C'est d'accord, de Gaulle, pas d'armistice
"Modifier le passé," a dit Jorge Luis Borges, "n'est pas modifier un seul fait: c'est annuler ses conséquences qui tendent à être infinies." Jacques Sapir, Frank Stora et Loïc Mahé se sont donc demandé quelles auraient été les conséquences d'un incident a priori fortuit: la mort prématurée d'Hélène de Portes, maîtresse de Paul Reynaud, le 6 juin 1940.
L'exercice qui consiste à altérer un événement historique pour imaginer quelles en auraient été les effets s'appelle l'uchronie, et il a ses lettres de noblesse. Dans le cas présent, les auteurs partent de l'hypothèse que, sans l'influence défaitiste de sa maîtresse, Paul Reynaud est plus sensible aux arguments de Charles de Gaulle, et accepte sa proposition de poursuivre le combat contre l'Allemagne et l'Italie en opérant un repli massif des forces françaises en Afrique du Nord. La France refuse donc tout armistice et reste dans la guerre, privant l'Axe d'une victoire rapide.
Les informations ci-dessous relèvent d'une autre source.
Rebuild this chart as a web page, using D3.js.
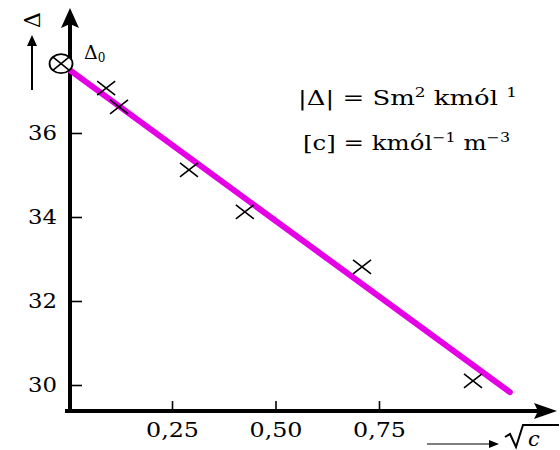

L'ouvrage est écrit comme un vrai-faux livre d'histoire, à ceci près qu'on le lit sans savoir ce qui va arriver puisque ce n'est plus l'histoire réelle. La recherche sur laquelle les auteurs s'appuient, résultat d'un travail collectif de plusieurs années mené grâce à un forum internet, est irréprochable, et la plausibilité des événements décrits jamais prise en faute. On ne peut guère reprocher à ce livre que de s'achever à la fin de l'année 1940, alors qu'on aurait aimé voir le récit mené jusqu'au terme de la guerre voire au-delà. A quand la suite?